* start Data excerpt *
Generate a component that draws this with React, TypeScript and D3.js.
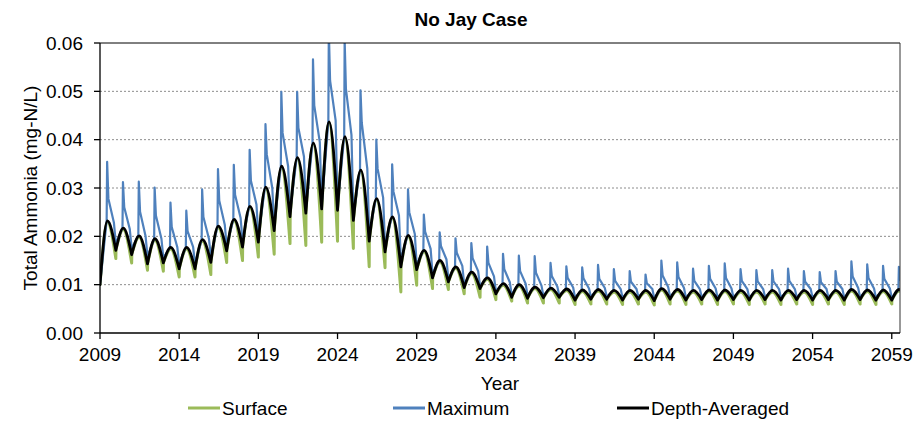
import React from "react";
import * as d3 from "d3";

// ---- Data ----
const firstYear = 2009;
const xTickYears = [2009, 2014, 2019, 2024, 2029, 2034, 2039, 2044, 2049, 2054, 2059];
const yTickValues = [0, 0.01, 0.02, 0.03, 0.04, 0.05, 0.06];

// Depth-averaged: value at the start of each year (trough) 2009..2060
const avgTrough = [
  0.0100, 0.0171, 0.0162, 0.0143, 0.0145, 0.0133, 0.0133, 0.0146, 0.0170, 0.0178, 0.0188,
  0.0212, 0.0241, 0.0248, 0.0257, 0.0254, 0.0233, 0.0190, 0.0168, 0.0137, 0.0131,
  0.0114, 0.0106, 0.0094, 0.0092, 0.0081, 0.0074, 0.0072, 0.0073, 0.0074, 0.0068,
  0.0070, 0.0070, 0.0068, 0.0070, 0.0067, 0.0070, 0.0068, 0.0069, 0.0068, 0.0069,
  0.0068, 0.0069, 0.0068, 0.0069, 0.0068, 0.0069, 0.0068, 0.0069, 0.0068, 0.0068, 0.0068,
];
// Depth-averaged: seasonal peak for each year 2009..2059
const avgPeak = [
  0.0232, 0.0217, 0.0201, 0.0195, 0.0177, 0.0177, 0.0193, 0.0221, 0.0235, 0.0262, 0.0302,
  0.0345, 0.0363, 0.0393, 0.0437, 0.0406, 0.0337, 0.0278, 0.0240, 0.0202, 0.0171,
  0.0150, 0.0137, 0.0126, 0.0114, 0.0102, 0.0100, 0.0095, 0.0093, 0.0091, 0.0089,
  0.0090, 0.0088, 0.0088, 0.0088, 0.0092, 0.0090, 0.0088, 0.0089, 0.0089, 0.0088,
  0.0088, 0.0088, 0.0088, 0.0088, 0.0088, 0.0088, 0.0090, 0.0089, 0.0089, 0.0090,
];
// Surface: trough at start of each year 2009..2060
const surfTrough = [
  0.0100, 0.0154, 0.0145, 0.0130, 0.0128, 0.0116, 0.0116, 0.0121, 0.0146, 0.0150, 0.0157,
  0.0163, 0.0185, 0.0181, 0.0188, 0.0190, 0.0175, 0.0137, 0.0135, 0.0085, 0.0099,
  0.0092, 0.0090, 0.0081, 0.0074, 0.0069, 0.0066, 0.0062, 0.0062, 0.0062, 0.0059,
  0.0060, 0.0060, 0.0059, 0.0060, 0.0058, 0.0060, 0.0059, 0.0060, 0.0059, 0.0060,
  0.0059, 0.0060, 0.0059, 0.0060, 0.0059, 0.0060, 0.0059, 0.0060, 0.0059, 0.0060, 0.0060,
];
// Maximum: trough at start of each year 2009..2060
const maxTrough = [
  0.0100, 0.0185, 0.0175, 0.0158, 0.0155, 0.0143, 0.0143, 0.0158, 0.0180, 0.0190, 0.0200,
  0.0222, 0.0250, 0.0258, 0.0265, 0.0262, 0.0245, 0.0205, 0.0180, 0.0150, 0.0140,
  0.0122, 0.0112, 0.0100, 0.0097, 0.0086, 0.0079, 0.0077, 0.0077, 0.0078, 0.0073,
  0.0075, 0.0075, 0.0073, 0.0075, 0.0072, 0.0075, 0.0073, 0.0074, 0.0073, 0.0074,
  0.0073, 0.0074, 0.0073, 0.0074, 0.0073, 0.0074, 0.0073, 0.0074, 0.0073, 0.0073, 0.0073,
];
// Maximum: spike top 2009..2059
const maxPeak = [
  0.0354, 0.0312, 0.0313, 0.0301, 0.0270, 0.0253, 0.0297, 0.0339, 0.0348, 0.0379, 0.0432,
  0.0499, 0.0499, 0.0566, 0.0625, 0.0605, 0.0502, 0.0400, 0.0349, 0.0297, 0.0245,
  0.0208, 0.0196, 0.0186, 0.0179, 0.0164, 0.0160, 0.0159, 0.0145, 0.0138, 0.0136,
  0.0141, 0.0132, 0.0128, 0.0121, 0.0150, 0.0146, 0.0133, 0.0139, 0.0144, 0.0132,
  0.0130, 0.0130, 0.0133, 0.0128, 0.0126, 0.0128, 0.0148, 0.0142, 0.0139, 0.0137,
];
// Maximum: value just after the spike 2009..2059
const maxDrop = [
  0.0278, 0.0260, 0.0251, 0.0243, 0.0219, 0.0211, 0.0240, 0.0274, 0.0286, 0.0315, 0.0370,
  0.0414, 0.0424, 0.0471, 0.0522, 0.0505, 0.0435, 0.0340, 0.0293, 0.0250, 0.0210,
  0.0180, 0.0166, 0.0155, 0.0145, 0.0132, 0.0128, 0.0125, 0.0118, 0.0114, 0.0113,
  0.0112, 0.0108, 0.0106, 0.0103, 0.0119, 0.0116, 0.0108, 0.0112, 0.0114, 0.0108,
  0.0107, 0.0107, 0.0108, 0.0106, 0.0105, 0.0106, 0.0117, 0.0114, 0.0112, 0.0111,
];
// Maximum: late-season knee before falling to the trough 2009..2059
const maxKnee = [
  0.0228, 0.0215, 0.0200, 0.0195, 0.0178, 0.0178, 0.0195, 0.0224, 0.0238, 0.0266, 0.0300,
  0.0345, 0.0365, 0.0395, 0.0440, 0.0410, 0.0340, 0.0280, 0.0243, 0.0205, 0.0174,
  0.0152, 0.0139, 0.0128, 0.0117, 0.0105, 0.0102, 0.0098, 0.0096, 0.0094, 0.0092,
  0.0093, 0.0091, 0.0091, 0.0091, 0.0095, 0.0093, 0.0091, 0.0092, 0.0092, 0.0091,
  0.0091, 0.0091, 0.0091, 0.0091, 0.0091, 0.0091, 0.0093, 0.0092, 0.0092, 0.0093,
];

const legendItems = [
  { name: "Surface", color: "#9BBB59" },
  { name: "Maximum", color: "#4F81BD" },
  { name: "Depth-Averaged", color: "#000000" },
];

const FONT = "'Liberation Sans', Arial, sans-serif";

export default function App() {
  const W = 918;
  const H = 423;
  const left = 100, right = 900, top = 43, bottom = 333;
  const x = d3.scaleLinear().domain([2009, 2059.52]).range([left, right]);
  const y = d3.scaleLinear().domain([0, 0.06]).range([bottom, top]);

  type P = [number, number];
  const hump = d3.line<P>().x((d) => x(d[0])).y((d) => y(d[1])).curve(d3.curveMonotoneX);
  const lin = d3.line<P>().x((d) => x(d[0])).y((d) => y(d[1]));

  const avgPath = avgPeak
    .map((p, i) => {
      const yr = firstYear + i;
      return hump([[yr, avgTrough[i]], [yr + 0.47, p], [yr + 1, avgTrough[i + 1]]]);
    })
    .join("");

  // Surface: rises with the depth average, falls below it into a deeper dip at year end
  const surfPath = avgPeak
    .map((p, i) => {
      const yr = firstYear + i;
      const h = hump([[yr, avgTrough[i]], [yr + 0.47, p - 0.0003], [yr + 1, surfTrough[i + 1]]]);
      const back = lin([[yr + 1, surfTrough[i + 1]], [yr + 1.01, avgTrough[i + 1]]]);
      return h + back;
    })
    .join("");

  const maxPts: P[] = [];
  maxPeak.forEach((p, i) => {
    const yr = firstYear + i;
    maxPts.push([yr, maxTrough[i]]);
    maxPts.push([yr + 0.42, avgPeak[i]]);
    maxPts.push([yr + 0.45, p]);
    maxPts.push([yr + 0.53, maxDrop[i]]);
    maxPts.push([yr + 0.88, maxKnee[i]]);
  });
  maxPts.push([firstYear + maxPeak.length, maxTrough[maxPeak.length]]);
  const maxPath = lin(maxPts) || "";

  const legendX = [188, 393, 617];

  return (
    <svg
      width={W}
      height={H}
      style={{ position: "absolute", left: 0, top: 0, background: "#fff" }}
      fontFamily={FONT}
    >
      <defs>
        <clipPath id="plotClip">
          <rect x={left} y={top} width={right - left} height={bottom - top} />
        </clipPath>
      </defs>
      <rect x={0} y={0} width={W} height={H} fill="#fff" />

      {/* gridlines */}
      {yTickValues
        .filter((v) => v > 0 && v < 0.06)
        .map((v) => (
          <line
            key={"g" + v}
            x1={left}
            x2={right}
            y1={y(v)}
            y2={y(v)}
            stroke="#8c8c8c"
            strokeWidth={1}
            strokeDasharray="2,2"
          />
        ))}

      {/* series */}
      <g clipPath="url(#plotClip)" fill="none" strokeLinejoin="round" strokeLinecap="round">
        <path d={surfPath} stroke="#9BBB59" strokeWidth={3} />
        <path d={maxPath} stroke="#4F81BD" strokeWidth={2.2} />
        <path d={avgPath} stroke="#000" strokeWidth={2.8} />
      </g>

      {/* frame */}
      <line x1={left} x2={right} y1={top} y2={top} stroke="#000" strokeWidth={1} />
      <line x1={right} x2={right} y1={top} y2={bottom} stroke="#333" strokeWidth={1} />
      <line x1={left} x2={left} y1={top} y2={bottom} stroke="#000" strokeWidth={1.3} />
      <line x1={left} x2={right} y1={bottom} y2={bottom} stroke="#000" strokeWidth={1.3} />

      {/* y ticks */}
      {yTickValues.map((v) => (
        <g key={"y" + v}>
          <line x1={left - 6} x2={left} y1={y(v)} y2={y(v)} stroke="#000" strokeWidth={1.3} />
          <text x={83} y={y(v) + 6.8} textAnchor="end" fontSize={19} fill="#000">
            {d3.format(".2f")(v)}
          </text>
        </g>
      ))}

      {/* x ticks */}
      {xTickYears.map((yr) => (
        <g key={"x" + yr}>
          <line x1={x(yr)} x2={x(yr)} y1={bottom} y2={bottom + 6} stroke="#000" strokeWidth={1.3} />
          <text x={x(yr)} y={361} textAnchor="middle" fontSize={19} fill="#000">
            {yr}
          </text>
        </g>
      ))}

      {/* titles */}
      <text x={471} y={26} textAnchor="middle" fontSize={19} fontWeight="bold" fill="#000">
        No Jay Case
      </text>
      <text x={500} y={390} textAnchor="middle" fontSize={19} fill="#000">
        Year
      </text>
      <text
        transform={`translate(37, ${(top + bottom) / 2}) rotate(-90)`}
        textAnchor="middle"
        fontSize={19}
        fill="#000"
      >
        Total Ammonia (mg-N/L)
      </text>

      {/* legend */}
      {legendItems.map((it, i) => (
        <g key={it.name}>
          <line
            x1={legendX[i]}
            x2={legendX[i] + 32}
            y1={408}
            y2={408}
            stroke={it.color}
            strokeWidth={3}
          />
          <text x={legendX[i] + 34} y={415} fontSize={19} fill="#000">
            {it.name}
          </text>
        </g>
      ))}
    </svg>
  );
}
* end Data excerpt *
### What to produce
Reproduce the material above exactly, first line through the line that contains "const yTickValues = [0, 0.01, 0.02, 0.03, 0.04, 0.05, 0.06];", minus the pictures.

### The completed task
Generate a component that draws this with React, TypeScript and D3.js.
import React from "react";
import * as d3 from "d3";

// ---- Data ----
const firstYear = 2009;
const xTickYears = [2009, 2014, 2019, 2024, 2029, 2034, 2039, 2044, 2049, 2054, 2059];
const yTickValues = [0, 0.01, 0.02, 0.03, 0.04, 0.05, 0.06];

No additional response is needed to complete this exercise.